Presidential spokesman Edwin Lacierda defended the process by which Napoles was received by the President after some groups criticized Aquino for receiving Napoles in Malacañang and escorting her to Camp Crame.
Lacierda said that securing Napoles’ safety was the Palace’s main consideration. He added that Napoles surrendered to Aquino because she only trusted the President.
“If ever we did not act on the threat and something happened to her, and we were told that there was a threat and we did not act on it, what will the public say?” he said. “Isn’t it better to receive her in person, make sure that she is safe and then the process of moving towards the truth will start?”
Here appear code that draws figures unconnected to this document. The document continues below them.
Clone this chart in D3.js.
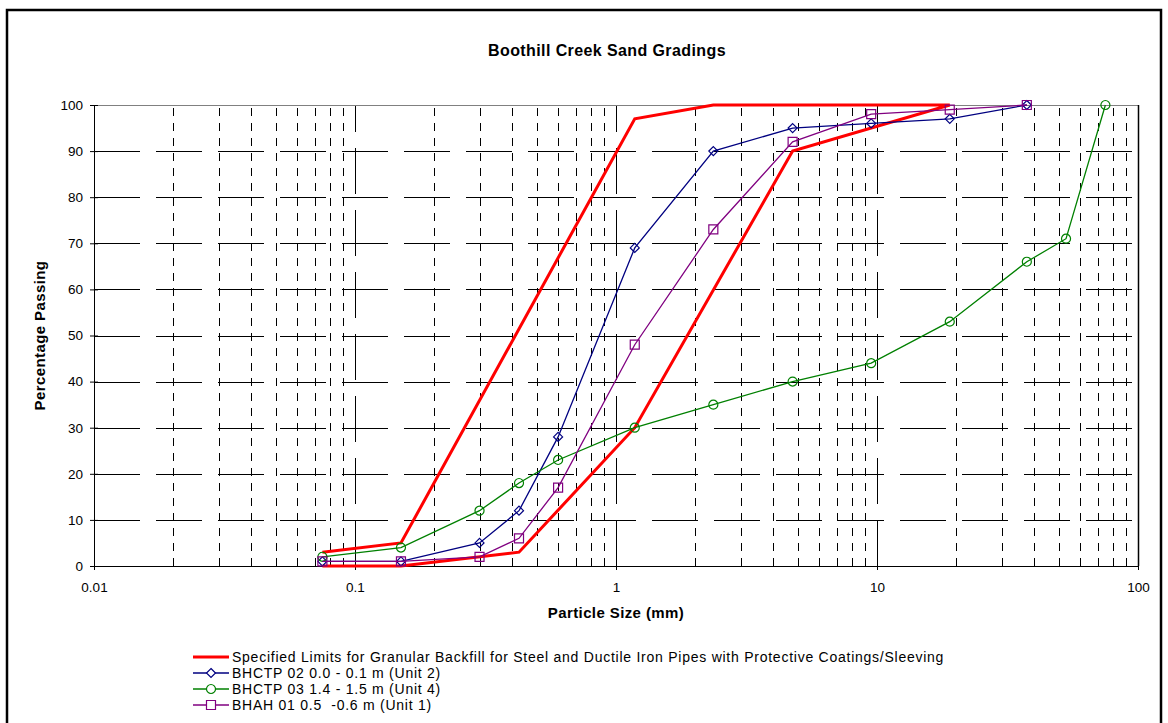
<!DOCTYPE html>
<html lang="en">
<head>
<meta charset="utf-8">
<title>Boothill Creek Sand Gradings</title>
<script src="https://d3js.org/d3.v7.min.js"></script>
<style>
  body { margin: 0; background: #fff; }
  svg { font-family: "Liberation Sans", Arial, sans-serif; }
  .axis text { font-size: 13.5px; fill: #000; }
  .axis path, .axis line { stroke: #000; }
  .grid-h line { stroke: #000; stroke-width: 1; stroke-dasharray: 46 16; }
  .grid-major line { stroke: #000; stroke-width: 1; stroke-dasharray: 46 16; }
  .grid-minor line { stroke: #000; stroke-width: 1; stroke-dasharray: 8 7; }
  .legend text { font-size: 14px; letter-spacing: 0.75px; fill: #000; white-space: pre; }
  .title { font-size: 16px; font-weight: bold; letter-spacing: 0.4px; }
  .axis-title { font-size: 15px; font-weight: bold; letter-spacing: 0.4px; }
</style>
</head>
<body>
<script>
// ---- data ----
const xTicks = [0.01, 0.1, 1, 10, 100];
const yTicks = [0, 10, 20, 30, 40, 50, 60, 70, 80, 90, 100];

// red envelope, drawn as one path (upper limit then back down the lower limit)
const limitSizes   = [0.075, 0.15, 1.18, 2.36, 19, 4.75, 1.18, 0.425, 0.15, 0.075];
const limitPassing = [3, 5, 97, 100, 100, 90, 30, 3, 0, 0];

const bhctp02Sizes   = [0.075, 0.15, 0.3, 0.425, 0.6, 1.18, 2.36, 4.75, 9.5, 19, 37.5];
const bhctp02Passing = [1, 1, 5, 12, 28, 69, 90, 95, 96, 97, 100];

const bhctp03Sizes   = [0.075, 0.15, 0.3, 0.425, 0.6, 1.18, 2.36, 4.75, 9.5, 19, 37.5, 53, 75];
const bhctp03Passing = [2, 4, 12, 18, 23, 30, 35, 40, 44, 53, 66, 71, 100];

const bhah01Sizes   = [0.075, 0.15, 0.3, 0.425, 0.6, 1.18, 2.36, 4.75, 9.5, 19, 37.5];
const bhah01Passing = [1, 1, 2, 6, 17, 48, 73, 92, 98, 99, 100];

const seriesNames = [
  "Specified Limits for Granular Backfill for Steel and Ductile Iron Pipes with Protective Coatings/Sleeving",
  "BHCTP 02 0.0 - 0.1 m (Unit 2)",
  "BHCTP 03 1.4 - 1.5 m (Unit 4)",
  "BHAH 01 0.5  -0.6 m (Unit 1)"
];

const W = 1168, H = 723;
const plotL = 94, plotR = 1138, plotT = 105, plotB = 566;

const svg = d3.select("body").append("svg")
  .attr("width", W).attr("height", H);

// chart frame
svg.append("rect")
  .attr("x", 7).attr("y", 10)
  .attr("width", 1154).attr("height", 730)
  .attr("fill", "#fff").attr("stroke", "#000").attr("stroke-width", 2.5);

const x = d3.scaleLog().domain([0.01, 100]).range([plotL, plotR]);
const y = d3.scaleLinear().domain([0, 100]).range([plotB, plotT]);

// minor vertical grid (2..9 in each decade)
const minor = [];
xTicks.slice(0, -1).forEach(d => { for (let k = 2; k <= 9; k++) minor.push(d * k); });
svg.append("g").attr("class", "grid-minor")
  .selectAll("line").data(minor).join("line")
  .attr("x1", d => Math.round(x(d)) + 0.5).attr("x2", d => Math.round(x(d)) + 0.5)
  .attr("y1", plotB).attr("y2", plotT);

// major vertical grid
svg.append("g").attr("class", "grid-major")
  .selectAll("line").data(xTicks.slice(1, -1)).join("line")
  .attr("x1", d => Math.round(x(d)) + 0.5).attr("x2", d => Math.round(x(d)) + 0.5)
  .attr("y1", plotB).attr("y2", plotT);

// horizontal grid
svg.append("g").attr("class", "grid-h")
  .selectAll("line").data(yTicks.slice(1, -1)).join("line")
  .attr("x1", plotL).attr("x2", plotR)
  .attr("y1", d => Math.round(y(d)) + 0.5).attr("y2", d => Math.round(y(d)) + 0.5);

// plot area border: grey top, dark right
svg.append("line").attr("x1", plotL).attr("x2", plotR).attr("y1", plotT + 0.5).attr("y2", plotT + 0.5)
  .attr("stroke", "#808080");
svg.append("line").attr("x1", plotR + 0.5).attr("x2", plotR + 0.5).attr("y1", plotT).attr("y2", plotB)
  .attr("stroke", "#000").attr("stroke-width", 1.5);

// axes
const xAxis = svg.append("g").attr("class", "axis")
  .attr("transform", `translate(0,${plotB})`)
  .call(d3.axisBottom(x).tickValues(xTicks).tickFormat(d3.format("~g")).tickSize(4).tickPadding(12));
xAxis.selectAll(".tick line").attr("y1", -4);
xAxis.select(".domain").attr("d", `M${plotL},0.5H${plotR}`);

const yAxis = svg.append("g").attr("class", "axis")
  .attr("transform", `translate(${plotL},0)`)
  .call(d3.axisLeft(y).tickValues(yTicks).tickSize(4).tickPadding(7));
yAxis.selectAll(".tick line").attr("x1", 4);
yAxis.select(".domain").attr("d", `M0.5,${plotT}V${plotB}`);

// axis titles
svg.append("text").attr("class", "axis-title")
  .attr("x", 616).attr("y", 618)
  .attr("text-anchor", "middle")
  .text("Particle Size (mm)");

svg.append("text").attr("class", "axis-title")
  .attr("transform", `translate(45,${(plotT + plotB) / 2}) rotate(-90)`)
  .attr("text-anchor", "middle")
  .text("Percentage Passing");

svg.append("text").attr("class", "title")
  .attr("x", 607).attr("y", 56)
  .attr("text-anchor", "middle")
  .text("Boothill Creek Sand Gradings");

// series
const zip = (xs, ys) => xs.map((v, i) => ({ size: v, pass: ys[i] }));
const line = d3.line().x(d => x(d.size)).y(d => y(d.pass));

const series = [
  { data: zip(limitSizes, limitPassing), color: "#ff0000", width: 3, marker: null },
  { data: zip(bhctp02Sizes, bhctp02Passing), color: "#000080", width: 1.3, marker: "diamond" },
  { data: zip(bhctp03Sizes, bhctp03Passing), color: "#008000", width: 1.3, marker: "circle" },
  { data: zip(bhah01Sizes, bhah01Passing), color: "#800080", width: 1.3, marker: "square" }
];

const markerPath = {
  diamond: "M0,-4.5L4.5,0L0,4.5L-4.5,0Z",
  circle: d3.symbol(d3.symbolCircle, 64)(),
  square: "M-4.5,-4.5H4.5V4.5H-4.5Z"
};

series.forEach(s => {
  svg.append("path")
    .datum(s.data)
    .attr("fill", "none")
    .attr("stroke", s.color)
    .attr("stroke-width", s.width)
    .attr("stroke-linejoin", "miter")
    .attr("d", line);
  if (s.marker) {
    svg.append("g").selectAll("path").data(s.data).join("path")
      .attr("transform", d => `translate(${x(d.size)},${y(d.pass)})`)
      .attr("d", markerPath[s.marker])
      .attr("fill", "none")
      .attr("stroke", s.color)
      .attr("stroke-width", 1.2);
  }
});

// legend
const legend = svg.append("g").attr("class", "legend");
series.forEach((s, i) => {
  const ly = 657 + i * 16;
  const g = legend.append("g").attr("transform", `translate(193,${ly})`);
  g.append("line").attr("x1", 0).attr("x2", 36).attr("y1", 0).attr("y2", 0)
    .attr("stroke", s.color).attr("stroke-width", s.width);
  if (s.marker) {
    g.append("path").attr("transform", "translate(18,0)")
      .attr("d", markerPath[s.marker])
      .attr("fill", "#fff").attr("stroke", s.color).attr("stroke-width", 1.2);
  }
  g.append("text").attr("x", 39).attr("y", 0).attr("dy", "0.35em").text(seriesNames[i]);
});
</script>
</body>
</html>
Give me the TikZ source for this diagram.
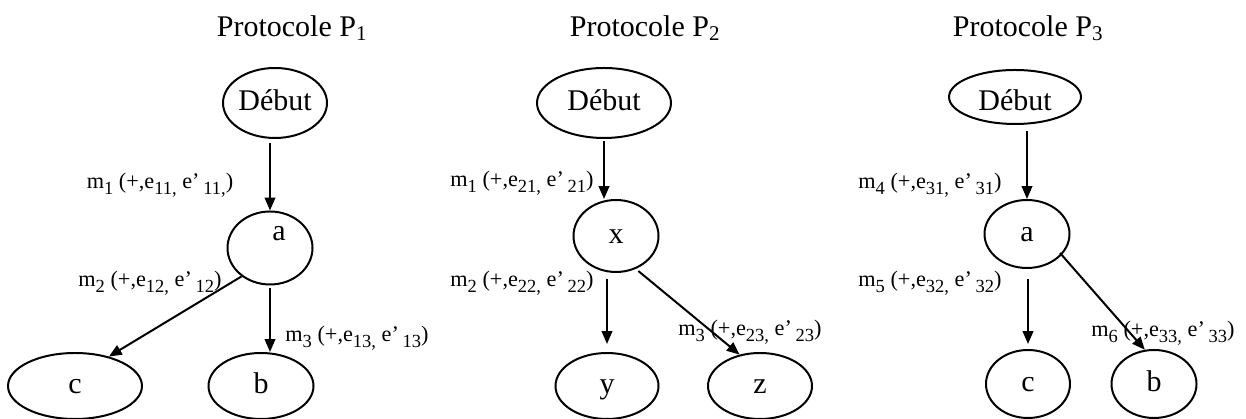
\documentclass[tikz,border=0pt]{standalone}
\usepackage{fontspec}
\setmainfont{Liberation Serif}
\usepackage{tikz}
\usetikzlibrary{calc,positioning,arrows.meta,shapes.geometric}
\newcommand{\indice}[1]{\raisebox{-5pt}{\fontsize{15.8}{15.8}\selectfont #1}}

\begin{document}
\begin{tikzpicture}[
    font=\fontsize{25.6}{30}\selectfont,
    etat/.style={draw, ellipse, line width=1.7pt, inner sep=0pt,
      text height=17.5pt, text depth=4.7pt},
    etiq/.style={font=\fontsize{19}{22}\selectfont},
    fleche/.style={-{Triangle[length=11pt,width=9pt]}, line width=1.7pt}
  ]
  \useasboundingbox (0,0) rectangle (37.38,12.57);
  % Protocole P1
  \node (titre1) at (8.76,11.73) {Protocole P\textsubscript{1}};
  \node[etat, minimum width=3.12cm, minimum height=2.10cm] (debut1) at (8.25,9.48) {Début};
  \node[etat, minimum width=2.55cm, minimum height=2.19cm,
    label={[xshift=0.27cm, yshift=0.45cm, text height=17.5pt, text depth=4.7pt]center:a}] (a1) at (8.10,5.13) {};
  \node[etat, minimum width=4.02cm, minimum height=1.98cm] (c1) at (2.25,0.99) {c};
  \node[etat, minimum width=3.15cm, minimum height=1.98cm] (b1) at (7.83,0.99) {b};
  \draw[fleche, shorten <=0.12cm] (debut1.south -| a1.north) -- (a1.north);
  \draw[fleche] (a1.-135) -- (c1.41);
  \draw[fleche, shorten <=0.08cm] (a1.south) -- (a1.south |- b1.north);
  \node[etiq] (m11) at (4.80,7.02) {m\indice{1} (+,e\indice{11,} e'\,\indice{11,})};
  \node[etiq] (m12) at (4.50,4.08) {m\indice{2} (+,e\indice{12,} e'\,\indice{12})};
  \node[etiq] (m13) at (10.71,2.43) {m\indice{3} (+,e\indice{13,} e'\,\indice{13})};
  % Protocole P2
  \node (titre2) at (19.35,11.73) {Protocole P\textsubscript{2}};
  \node[etat, minimum width=4.02cm, minimum height=2.10cm] (debut2) at (18.12,9.48) {Début};
  \node[etat, minimum width=2.55cm, minimum height=2.16cm] (x2) at (18.48,5.49) {x};
  \node[etat, minimum width=3.09cm, minimum height=1.98cm] (y2) at (18.21,0.99) {y};
  \node[etat, minimum width=3.12cm, minimum height=1.98cm] (z2) at (22.80,0.99) {z};
  \draw[fleche, shorten <=0.06cm] (debut2.south) -- (debut2.south |- x2.north);
  \draw[fleche, shorten <=0.18cm, shorten >=0.24cm] (x2.south -| y2.north) -- (y2.north);
  \draw[fleche, shorten <=0.1cm] (x2.-59) -- (z2.123);
  \node[etiq] (m21) at (15.66,7.08) {m\indice{1} (+,e\indice{21,} e'\,\indice{21})};
  \node[etiq] (m22) at (15.66,4.08) {m\indice{2} (+,e\indice{22,} e'\,\indice{22})};
  \node[etiq] (m23) at (22.50,2.61) {m\indice{3} (+,e\indice{23,} e'\,\indice{23})};
  % Protocole P3
  \node (titre3) at (30.84,11.73) {Protocole P\textsubscript{3}};
  \node[etat, minimum width=3.96cm, minimum height=1.62cm,
    text height=26pt, text depth=3pt] (debut3) at (30.45,9.66) {Début};
  \node[etat, minimum width=2.55cm, minimum height=2.04cm] (a3) at (30.81,5.55) {a};
  \node[etat, minimum width=2.52cm, minimum height=2.04cm] (c3) at (30.84,1.05) {c};
  \node[etat, minimum width=2.55cm, minimum height=2.04cm] (b3) at (34.62,1.05) {b};
  \draw[fleche, shorten <=0.18cm] (debut3.south -| a3.north) -- (a3.north);
  \draw[fleche, shorten <=0.3cm, shorten >=0.15cm] (a3.south -| c3.north) -- (c3.north);
  \draw[fleche] ([xshift=0.99cm, yshift=-0.57cm]a3.center) -- (b3.105);
  \node[etiq] (m34) at (27.90,7.02) {m\indice{4} (+,e\indice{31,} e'\,\indice{31})};
  \node[etiq] (m35) at (27.90,4.08) {m\indice{5} (+,e\indice{32,} e'\,\indice{32})};
  \node[etiq] (m36) at (34.89,2.58) {m\indice{6} (+,e\indice{33,} e'\,\indice{33})};
\end{tikzpicture}
\end{document}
Lacierda said there will be no VIP treatment for Napoles despite the fact that the President himself inspected her detention quarters in Camp Crame. Lacierda said the process was observed because it was “part of the voluntary surrender that they requested.”
He said Aquino did not escort Napoles to Camp Crame and the President was not in the police convoy.
Lacierda said that at 8:06 p.m. on Wednesday, he, Communications Undersecretary Manuel Quezon 3rd and deputy spokesman Abigail Valte were led by Napoles’ husband Jimmy and Kapunan to Heritage Park in Fort Bonifacio. Napoles, wearing a hoodie, arrived at 9:08 p.m. together with an assistant who carried her things.
The group arrived at the Malacañang at around 9:37 p.m. They were received by Executive Secretary Paquito Ochoa Jr., Roxas, Cabinet Secretary Jose Rene Almendras, Communications Secretary Ricky Carandang and PNP chief Alan Purisima.
Lacierda said Napoles did not admit to anything. She did not say where she hid or who gave her protection while she was being hunted by government authorities.
Now that Napoles is under custody, Lacierda said the nation can “move forward” in searching of the truth behind the scam.
He expressed dismay at criticisms that Napoles’ surrender was scripted.
“When she wasn’t captured, the public was mad at us. When she was captured, when she voluntarily surrendered—which is better than to chase her—she voluntarily surrendered, she turned herself in; she’s already in our custody and yet the public is still mad at us,” Lacierda said.
He said many other presidents had welcomed the voluntary surrender of high-profile fugitives, mentioning President Manuel Quezon who received a Tayabas bandit named Nicolas Enculado and another bandit named Teodoro Asedillo.
“I don’t know if that was the same sentiment that people had when Luis Taruc surrendered to President Magsaysay or when Acedillo surrendered to the president. Did it make Acedillo untouchable? Did it make Luis Taruc untouchable? The case will move forward. She will be prosecuted according to what evidence we have,” he said.
Lacierda said the detention of Napoles is “a step towards the right direction of achieving justice and finally uncovering the truth concerning the alleged misuse of a PDAF.”
Roxas said Napoles’ transfer to the Makati jail was delayed because there were threats to her life.
He said they are considering holding Napoles in a small and separate room inside the jail.